La guerra mundial de la energía es la demostración de la ausencia de políticas de seguridad energética. Las naciones de Occidente por mucho tiempo se han vendido a sí mismas la narrativa de las energías verdes como alternativa a los combustibles fósiles, y hoy, en un mundo inestable y desordenado es fácil apreciar que son fuentes insuficientes y poco confiables frente a la incertidumbre.
En estos años han privado criterios económicos y ambientales para las grandes decisiones políticas en torno a la energía, descuidándose el factor de la seguridad energética. Desafortunadamente, las acciones de urgencia que se están tomando tampoco van en la dirección de hacer menos frágiles a los países, al contrario, se intenta cubrir los déficits negociando con las dictaduras instaladas sobre las reservas fósiles en nuevo giro de diplomacia del pragmatismo petrolero.
La guerra de la energía además de ser global y de impactar la seguridad de las naciones, trae consigo un efecto residual de efecto prolongado, ya que las crisis de energía modifican los incentivos y las infraestructuras de producción y usualmente sirven para barajar el orden internacional del poder.
Este reciente sabotaje del gaseoducto Nordstream se enmarca en este conflicto, y si bien no han aparecido responsables directos, sus efectos modifican el futuro de la producción y consumo de los recursos energéticos, usualmente a favor de jugadores más ágiles y arriesgados, que son comunes en esta industria y que terminan capitalizando el caos de la guerra.

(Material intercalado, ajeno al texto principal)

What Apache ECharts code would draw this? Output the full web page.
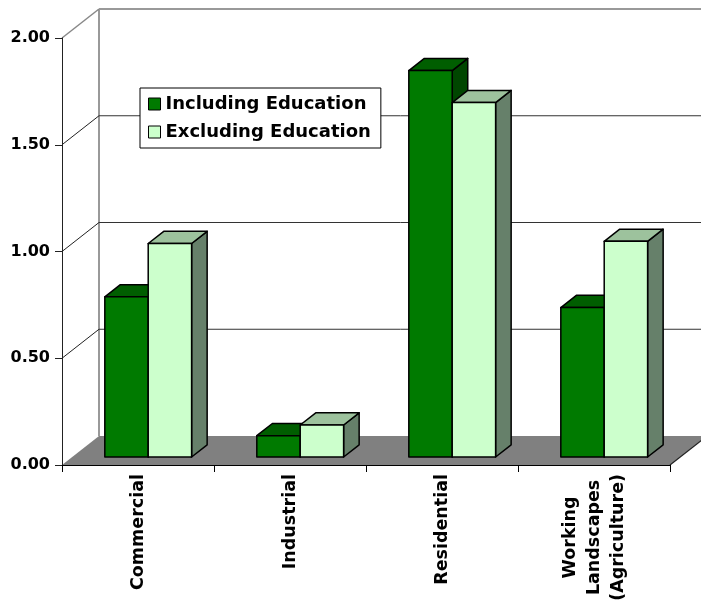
<!DOCTYPE html>
<html>
<head>
<meta charset="utf-8">
<script src="https://cdn.jsdelivr.net/npm/echarts@6/dist/echarts.min.js"></script>
<style>html,body{margin:0;padding:0;background:#fff}#c{width:701px;height:601px}</style>
</head>
<body>
<div id="c"></div>
<script>
var categories = ['Commercial', 'Industrial', 'Residential', 'Working\nLandscapes\n(Agriculture)'];
var includingEducation = [0.75, 0.10, 1.81, 0.70];
var excludingEducation = [1.00, 0.15, 1.66, 1.01];
var yTicks = [0, 0.5, 1.0, 1.5, 2.0];
var seriesNames = ['Including Education', 'Excluding Education'];

var FONT = 'DejaVu Sans';
var DEPTH = [37, -29];          // wall depth offset (px)
var BAR_FRONT = 0.276;          // bar front plane as fraction of depth
var BAR_DEPTH = 0.42;           // bar depth as fraction of depth
var BAR_W = 0.2855;             // bar width as fraction of category width

var palettes = [
  {front: '#007A00', top: '#005E00', side: '#004600'},
  {front: '#CCFFCC', top: '#9DC29D', side: '#66806A'}
];

function barRender(idx) {
  return function (params, api) {
    var cat = api.value(0), val = api.value(1);
    var t = api.coord([cat, val]);
    var b = api.coord([cat, 0]);
    var catW = api.size([1, 0])[0];
    var bw = catW * BAR_W;
    var fx = DEPTH[0] * BAR_FRONT, fy = DEPTH[1] * BAR_FRONT;
    var dx = DEPTH[0] * BAR_DEPTH, dy = DEPTH[1] * BAR_DEPTH;
    var x0 = t[0] + (idx === 0 ? -bw : 0) + fx;
    var x1 = x0 + bw;
    var yt = t[1] + fy, yb = b[1] + fy;
    var p = palettes[idx];
    var st = {stroke: '#000', lineWidth: 1.5, lineJoin: 'round'};
    return {
      type: 'group',
      children: [
        {type: 'polygon', shape: {points: [[x1, yt], [x1 + dx, yt + dy], [x1 + dx, yb + dy], [x1, yb]]}, style: Object.assign({fill: p.side}, st)},
        {type: 'polygon', shape: {points: [[x0, yt], [x1, yt], [x1 + dx, yt + dy], [x0 + dx, yt + dy]]}, style: Object.assign({fill: p.top}, st)},
        {type: 'rect', shape: {x: x0, y: yt, width: bw, height: yb - yt}, style: Object.assign({fill: p.front}, st)}
      ]
    };
  };
}

function frameRender(params, api) {
  var catW = api.size([1, 0])[0];
  var L = api.coord([0, 0])[0] - catW / 2;
  var R = api.coord([categories.length - 1, 0])[0] + catW / 2;
  var y0 = api.coord([0, 0])[1];
  var dx = DEPTH[0], dy = DEPTH[1];
  var children = [];
  children.push({type: 'polygon', shape: {points: [[L, y0], [R, y0], [R + dx, y0 + dy], [L + dx, y0 + dy]]}, style: {fill: '#808080'}});
  children.push({type: 'line', shape: {x1: R, y1: y0, x2: R + dx, y2: y0 + dy}, style: {stroke: '#222', lineWidth: 1.2}});
  var yTop = api.coord([0, yTicks[yTicks.length - 1]])[1];
  children.push({type: 'line', shape: {x1: L + dx, y1: yTop + dy, x2: L + dx, y2: y0 + dy}, style: {stroke: '#999', lineWidth: 2}});
  for (var i = 1; i < yTicks.length; i++) {
    var y = api.coord([0, yTicks[i]])[1];
    var last = i === yTicks.length - 1;
    var col = last ? '#999' : '#333';
    children.push({type: 'line', shape: {x1: L + dx, y1: y + dy, x2: R + dx + 10, y2: y + dy}, style: {stroke: col, lineWidth: last ? 2 : 1}});
    children.push({type: 'line', shape: {x1: L, y1: y, x2: L + dx, y2: y + dy}, style: {stroke: last ? '#888' : '#222', lineWidth: last ? 1.5 : 1}});
  }
  return {type: 'group', children: children};
}

var chart = echarts.init(document.getElementById('c'));
chart.setOption({
  animation: false,
  backgroundColor: '#fff',
  grid: {left: 62, right: 31, top: 38, bottom: 136, containLabel: false, outerBoundsMode: 'none'},
  legend: {
    data: [
      {name: seriesNames[0], itemStyle: {color: palettes[0].front, borderColor: '#000', borderWidth: 1}},
      {name: seriesNames[1], itemStyle: {color: palettes[1].front, borderColor: '#000', borderWidth: 1}}
    ],
    orient: 'vertical', left: 140, top: 88,
    icon: 'rect', itemWidth: 12, itemHeight: 12, itemGap: 10,
    padding: [7, 10, 7, 8],
    borderColor: '#000', borderWidth: 1, backgroundColor: '#fff',
    textStyle: {fontFamily: FONT, fontWeight: 'bold', fontSize: 18, color: '#000'},
    selectedMode: false, z: 10
  },
  xAxis: {
    type: 'category', data: categories, z: 5,
    axisLine: {lineStyle: {color: '#000', width: 1}},
    axisTick: {show: true, length: 7, lineStyle: {color: '#000'}},
    axisLabel: {
      rotate: 90, interval: 0, margin: 9, color: '#000',
      fontFamily: FONT, fontWeight: 'bold', fontSize: 17.5, lineHeight: 24,
      formatter: function (v) { return v.split('\n').map(function (s) { return '{c|' + s + '}'; }).join('\n'); },
      rich: {c: {align: 'center', fontFamily: FONT, fontWeight: 'bold', fontSize: 17.5, lineHeight: 24, color: '#000'}}
    },
    splitLine: {show: false}
  },
  yAxis: {
    type: 'value', min: 0, max: 2, interval: 0.5, z: 5,
    axisLine: {show: true, lineStyle: {color: '#222', width: 1}},
    axisTick: {show: true, length: 7, lineStyle: {color: '#222'}},
    axisLabel: {margin: 12, color: '#000', fontFamily: FONT, fontWeight: 'bold', fontSize: 16,
      formatter: function (v) { return v.toFixed(2); }},
    splitLine: {show: false}
  },
  series: [
    {type: 'custom', name: 'frame', silent: true, z: 1, renderItem: frameRender, data: [[0, 0]]},
    {type: 'custom', name: seriesNames[0], z: 2, renderItem: barRender(0), itemStyle: {color: palettes[0].front},
      data: includingEducation.map(function (v, i) { return [i, v]; })},
    {type: 'custom', name: seriesNames[1], z: 3, renderItem: barRender(1), itemStyle: {color: palettes[1].front},
      data: excludingEducation.map(function (v, i) { return [i, v]; })}
  ]
});
</script>
</body>
</html>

La guerra de la energía se pelea desde múltiples bandos y no la controla nadie en particular, se trata de la confrontación de intereses económicos, políticos y estratégicos que se mezclan unos a otros, transformando a los mercados en espacios aun más complejos e impredecibles. Es una nueva manifestación de riesgos líquidos; intangibles, mutantes y de altísimo impacto en la realidad.